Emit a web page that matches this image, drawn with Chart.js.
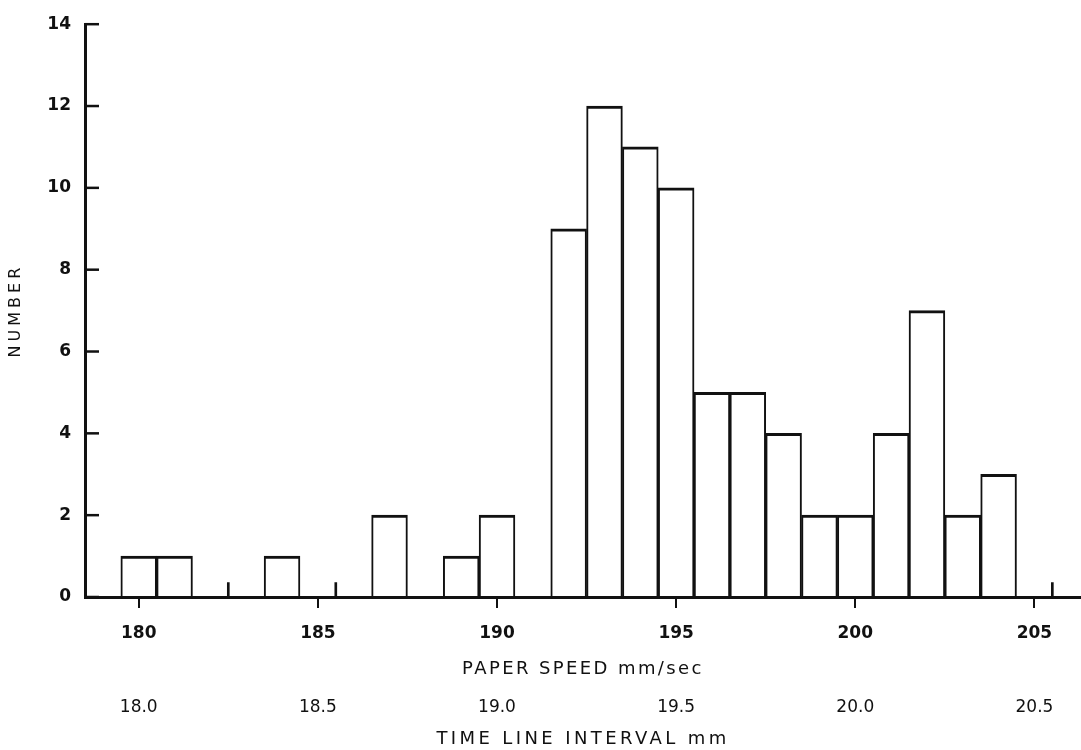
<!DOCTYPE html>
<html>
<head>
<meta charset="utf-8">
<script src="https://cdn.jsdelivr.net/npm/chart.js@4/dist/chart.umd.min.js"></script>
<style>
  html, body { margin: 0; padding: 0; background: #fff; }
  #wrap { width: 1081px; height: 750px; }
</style>
</head>
<body>
<div id="wrap"><canvas id="histChart" width="1081" height="750"></canvas></div>
<script>
// Histogram data (paper speed, mm/sec -> number of measurements)
const speeds = [180, 181, 184, 187, 189, 190, 192, 193, 194, 195, 196, 197, 198, 199, 200, 201, 202, 203, 204];
const counts = [1, 1, 1, 2, 1, 2, 9, 12, 11, 10, 5, 5, 4, 2, 2, 4, 7, 2, 3];

// little upright marks standing on the axis
const markSpeeds = [182.5, 185.5, 205.5];
const markHeights = [0.35, 0.35, 0.35];

// axis ticks
const speedTicks = [180, 185, 190, 195, 200, 205];
const intervalLabels = ['18.0', '18.5', '19.0', '19.5', '20.0', '20.5'];
const numberTicks = [0, 2, 4, 6, 8, 10, 12, 14];

const ink = '#111';
const fontFamily = '"DejaVu Sans", "Liberation Sans", sans-serif';

// letter spaced axis titles like the old printed figure
const titleSpacing = { x: 2.4, x2: 3.4, y: 4 };
const baseDrawTitle = Chart.Scale.prototype.drawTitle;
Chart.Scale.prototype.drawTitle = function () {
    const ctx = this.ctx;
    ctx.save();
    ctx.letterSpacing = (titleSpacing[this.id] || 0) + 'px';
    baseDrawTitle.call(this);
    ctx.restore();
};

// y axis ticks point into the plot
const innerTicks = {
    id: 'innerTicks',
    afterDraw(chart) {
        const y = chart.scales.y;
        const ctx = chart.ctx;
        ctx.save();
        ctx.strokeStyle = ink;
        ctx.lineWidth = 2.5;
        y.ticks.forEach(t => {
            const py = y.getPixelForValue(t.value);
            ctx.beginPath();
            ctx.moveTo(y.right, py);
            ctx.lineTo(y.right + 14, py);
            ctx.stroke();
        });
        ctx.restore();
    }
};

const setTicks = values => scale => {
    scale.ticks = values.map(v => ({ value: v }));
};

new Chart(document.getElementById('histChart'), {
    type: 'bar',
    data: {
        datasets: [{
            data: speeds.map((s, i) => ({ x: s, y: counts[i] })),
            backgroundColor: '#fff',
            borderColor: ink,
            borderWidth: { top: 3, left: 2, right: 2, bottom: 0 },
            borderSkipped: false,
            barPercentage: 1,
            categoryPercentage: 1,
            grouped: false
        }, {
            data: markSpeeds.map((s, i) => ({ x: s, y: markHeights[i] })),
            backgroundColor: ink,
            borderWidth: 0,
            barThickness: 2,
            grouped: false
        }]
    },
    options: {
        responsive: false,
        animation: false,
        layout: { padding: { top: 19, left: 0, right: 0, bottom: 0 } },
        plugins: {
            legend: { display: false },
            tooltip: { enabled: false }
        },
        scales: {
            x: {
                type: 'linear',
                position: 'bottom',
                weight: 0,
                min: 178.5,
                max: 206.3,
                offset: false,
                afterBuildTicks: setTicks(speedTicks),
                afterFit: s => { s.height = 89; },
                grid: {
                    offset: false,
                    drawOnChartArea: false,
                    drawTicks: true,
                    tickLength: 11,
                    lineWidth: 2,
                    color: ink
                },
                border: { display: true, color: ink, width: 3, z: 1 },
                ticks: {
                    padding: 15,
                    color: ink,
                    maxRotation: 0,
                    font: { family: fontFamily, size: 17, weight: 'bold' },
                    callback: v => String(v)
                },
                title: {
                    display: true,
                    text: 'PAPER SPEED mm/sec',
                    color: ink,
                    padding: { top: 0, bottom: 6 },
                    font: { family: fontFamily, size: 18 }
                }
            },
            x2: {
                type: 'linear',
                position: 'bottom',
                weight: 1,
                min: 178.5,
                max: 206.3,
                offset: false,
                afterBuildTicks: setTicks(speedTicks),
                afterFit: s => { s.height = 64; },
                grid: { display: false, drawTicks: false },
                border: { display: false },
                ticks: {
                    padding: 11,
                    color: ink,
                    maxRotation: 0,
                    font: { family: fontFamily, size: 17 },
                    callback: (v, i) => intervalLabels[i]
                },
                title: {
                    display: true,
                    text: 'TIME LINE INTERVAL mm',
                    color: ink,
                    padding: { top: 0, bottom: 0 },
                    font: { family: fontFamily, size: 18 }
                }
            },
            y: {
                type: 'linear',
                min: 0,
                max: 14,
                afterBuildTicks: setTicks(numberTicks),
                afterFit: s => { s.width = 85; },
                grid: { display: false, drawTicks: false },
                border: { display: true, color: ink, width: 3, z: 1 },
                ticks: {
                    padding: 14,
                    color: ink,
                    font: { family: fontFamily, size: 17, weight: 'bold' }
                },
                title: {
                    display: true,
                    text: 'NUMBER',
                    color: ink,
                    padding: 6,
                    font: { family: fontFamily, size: 16 }
                }
            }
        }
    },
    plugins: [innerTicks]
});
</script>
</body>
</html>
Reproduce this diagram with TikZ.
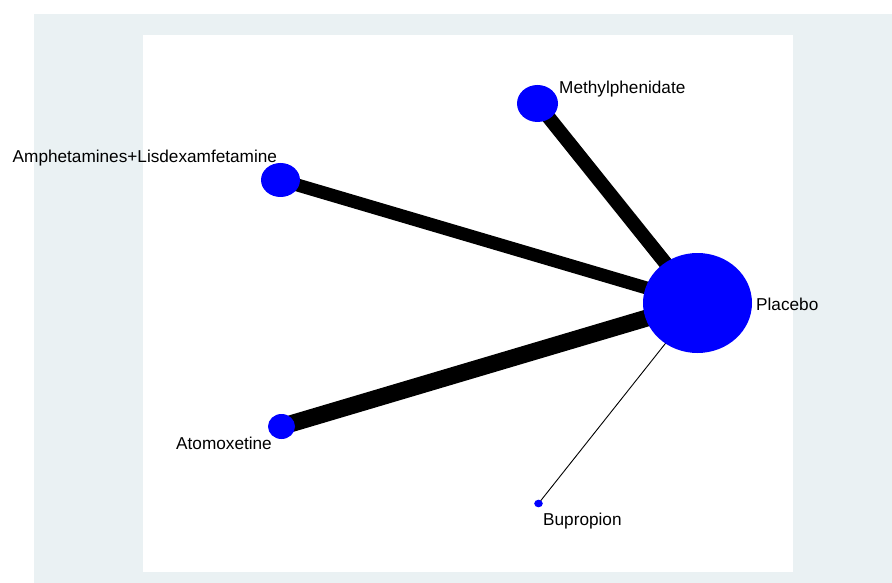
\documentclass[tikz,border=0pt]{standalone}
\usepackage{fontspec}
\setmainfont{Liberation Sans}
\definecolor{bgray}{RGB}{234,241,243}
\definecolor{nodeblue}{RGB}{0,0,255}
\begin{document}
\begin{tikzpicture}[x=1pt,y=-1pt,
  lbl/.style={anchor=base west, inner sep=0pt, font=\fontsize{17.2}{20}\selectfont},
  edge/.style={draw=black, line cap=butt}]
\useasboundingbox (0,0) rectangle (892,583);
\fill[bgray] (34,14) rectangle (892,583);
\fill[white] (143,35) rectangle (793,572);
% node centres
\coordinate (plac) at (697.5,303);
\coordinate (meth) at (537.5,103.5);
\coordinate (amph) at (280.5,180);
\coordinate (atom) at (281.5,426.5);
\coordinate (bupr) at (538.5,503.5);
% edges
\draw[edge, line width=14pt] (meth) -- (plac);
\draw[edge, line width=13pt] (amph) -- (plac);
\draw[edge, line width=17pt] (atom) -- (plac);
\draw[edge, line width=0.9pt] (bupr) -- (plac);
% nodes
\fill[nodeblue] (plac) ellipse [x radius=54.5, y radius=50];
\fill[nodeblue] (meth) ellipse [x radius=20.5, y radius=18.5];
\fill[nodeblue] (amph) ellipse [x radius=19.5, y radius=17];
\fill[nodeblue] (atom) ellipse [x radius=13.5, y radius=12.5];
\fill[nodeblue] (bupr) ellipse [x radius=4.3, y radius=3.8];
% labels
\node[lbl] (lplac) at (756,310) {Placebo};
\node[lbl] (lmeth) at (559,94) {Methylphenidate};
\node[lbl] (lamph) at (12.5,163) {Amphetamines+Lisdexamfetamine};
\node[lbl] (latom) at (176,449) {Atomoxetine};
\node[lbl] (lbupr) at (543,525) {Bupropion};
\end{tikzpicture}
\end{document}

_____

SET PROBLEM: Transcribe the entries above verbatim, omitting their pictures.

SOLUTION TO THIS PROBLEM:
Emit a web page that matches this image, drawn with Chart.js.
<!DOCTYPE html>
<html>
<head>
<meta charset="utf-8">
<script src="https://cdn.jsdelivr.net/npm/chart.js@4/dist/chart.umd.min.js"></script>
<style>
  html, body { margin: 0; padding: 0; background: #fff; }
  #wrap { width: 1081px; height: 750px; }
</style>
</head>
<body>
<div id="wrap"><canvas id="histChart" width="1081" height="750"></canvas></div>
<script>
// Histogram data (paper speed, mm/sec -> number of measurements)
const speeds = [180, 181, 184, 187, 189, 190, 192, 193, 194, 195, 196, 197, 198, 199, 200, 201, 202, 203, 204];
const counts = [1, 1, 1, 2, 1, 2, 9, 12, 11, 10, 5, 5, 4, 2, 2, 4, 7, 2, 3];

// little upright marks standing on the axis
const markSpeeds = [182.5, 185.5, 205.5];
const markHeights = [0.35, 0.35, 0.35];

// axis ticks
const speedTicks = [180, 185, 190, 195, 200, 205];
const intervalLabels = ['18.0', '18.5', '19.0', '19.5', '20.0', '20.5'];
const numberTicks = [0, 2, 4, 6, 8, 10, 12, 14];

const ink = '#111';
const fontFamily = '"DejaVu Sans", "Liberation Sans", sans-serif';

// letter spaced axis titles like the old printed figure
const titleSpacing = { x: 2.4, x2: 3.4, y: 4 };
const baseDrawTitle = Chart.Scale.prototype.drawTitle;
Chart.Scale.prototype.drawTitle = function () {
    const ctx = this.ctx;
    ctx.save();
    ctx.letterSpacing = (titleSpacing[this.id] || 0) + 'px';
    baseDrawTitle.call(this);
    ctx.restore();
};

// y axis ticks point into the plot
const innerTicks = {
    id: 'innerTicks',
    afterDraw(chart) {
        const y = chart.scales.y;
        const ctx = chart.ctx;
        ctx.save();
        ctx.strokeStyle = ink;
        ctx.lineWidth = 2.5;
        y.ticks.forEach(t => {
            const py = y.getPixelForValue(t.value);
            ctx.beginPath();
            ctx.moveTo(y.right, py);
            ctx.lineTo(y.right + 14, py);
            ctx.stroke();
        });
        ctx.restore();
    }
};

const setTicks = values => scale => {
    scale.ticks = values.map(v => ({ value: v }));
};

new Chart(document.getElementById('histChart'), {
    type: 'bar',
    data: {
        datasets: [{
            data: speeds.map((s, i) => ({ x: s, y: counts[i] })),
            backgroundColor: '#fff',
            borderColor: ink,
            borderWidth: { top: 3, left: 2, right: 2, bottom: 0 },
            borderSkipped: false,
            barPercentage: 1,
            categoryPercentage: 1,
            grouped: false
        }, {
            data: markSpeeds.map((s, i) => ({ x: s, y: markHeights[i] })),
            backgroundColor: ink,
            borderWidth: 0,
            barThickness: 2,
            grouped: false
        }]
    },
    options: {
        responsive: false,
        animation: false,
        layout: { padding: { top: 19, left: 0, right: 0, bottom: 0 } },
        plugins: {
            legend: { display: false },
            tooltip: { enabled: false }
        },
        scales: {
            x: {
                type: 'linear',
                position: 'bottom',
                weight: 0,
                min: 178.5,
                max: 206.3,
                offset: false,
                afterBuildTicks: setTicks(speedTicks),
                afterFit: s => { s.height = 89; },
                grid: {
                    offset: false,
                    drawOnChartArea: false,
                    drawTicks: true,
                    tickLength: 11,
                    lineWidth: 2,
                    color: ink
                },
                border: { display: true, color: ink, width: 3, z: 1 },
                ticks: {
                    padding: 15,
                    color: ink,
                    maxRotation: 0,
                    font: { family: fontFamily, size: 17, weight: 'bold' },
                    callback: v => String(v)
                },
                title: {
                    display: true,
                    text: 'PAPER SPEED mm/sec',
                    color: ink,
                    padding: { top: 0, bottom: 6 },
                    font: { family: fontFamily, size: 18 }
                }
            },
            x2: {
                type: 'linear',
                position: 'bottom',
                weight: 1,
                min: 178.5,
                max: 206.3,
                offset: false,
                afterBuildTicks: setTicks(speedTicks),
                afterFit: s => { s.height = 64; },
                grid: { display: false, drawTicks: false },
                border: { display: false },
                ticks: {
                    padding: 11,
                    color: ink,
                    maxRotation: 0,
                    font: { family: fontFamily, size: 17 },
                    callback: (v, i) => intervalLabels[i]
                },
                title: {
                    display: true,
                    text: 'TIME LINE INTERVAL mm',
                    color: ink,
                    padding: { top: 0, bottom: 0 },
                    font: { family: fontFamily, size: 18 }
                }
            },
            y: {
                type: 'linear',
                min: 0,
                max: 14,
                afterBuildTicks: setTicks(numberTicks),
                afterFit: s => { s.width = 85; },
                grid: { display: false, drawTicks: false },
                border: { display: true, color: ink, width: 3, z: 1 },
                ticks: {
                    padding: 14,
                    color: ink,
                    font: { family: fontFamily, size: 17, weight: 'bold' }
                },
                title: {
                    display: true,
                    text: 'NUMBER',
                    color: ink,
                    padding: 6,
                    font: { family: fontFamily, size: 16 }
                }
            }
        }
    },
    plugins: [innerTicks]
});
</script>
</body>
</html>
Reproduce this diagram with TikZ.
\documentclass[tikz,border=0pt]{standalone}
\usepackage{fontspec}
\setmainfont{Liberation Sans}
\definecolor{bgray}{RGB}{234,241,243}
\definecolor{nodeblue}{RGB}{0,0,255}
\begin{document}
\begin{tikzpicture}[x=1pt,y=-1pt,
  lbl/.style={anchor=base west, inner sep=0pt, font=\fontsize{17.2}{20}\selectfont},
  edge/.style={draw=black, line cap=butt}]
\useasboundingbox (0,0) rectangle (892,583);
\fill[bgray] (34,14) rectangle (892,583);
\fill[white] (143,35) rectangle (793,572);
% node centres
\coordinate (plac) at (697.5,303);
\coordinate (meth) at (537.5,103.5);
\coordinate (amph) at (280.5,180);
\coordinate (atom) at (281.5,426.5);
\coordinate (bupr) at (538.5,503.5);
% edges
\draw[edge, line width=14pt] (meth) -- (plac);
\draw[edge, line width=13pt] (amph) -- (plac);
\draw[edge, line width=17pt] (atom) -- (plac);
\draw[edge, line width=0.9pt] (bupr) -- (plac);
% nodes
\fill[nodeblue] (plac) ellipse [x radius=54.5, y radius=50];
\fill[nodeblue] (meth) ellipse [x radius=20.5, y radius=18.5];
\fill[nodeblue] (amph) ellipse [x radius=19.5, y radius=17];
\fill[nodeblue] (atom) ellipse [x radius=13.5, y radius=12.5];
\fill[nodeblue] (bupr) ellipse [x radius=4.3, y radius=3.8];
% labels
\node[lbl] (lplac) at (756,310) {Placebo};
\node[lbl] (lmeth) at (559,94) {Methylphenidate};
\node[lbl] (lamph) at (12.5,163) {Amphetamines+Lisdexamfetamine};
\node[lbl] (latom) at (176,449) {Atomoxetine};
\node[lbl] (lbupr) at (543,525) {Bupropion};
\end{tikzpicture}
\end{document}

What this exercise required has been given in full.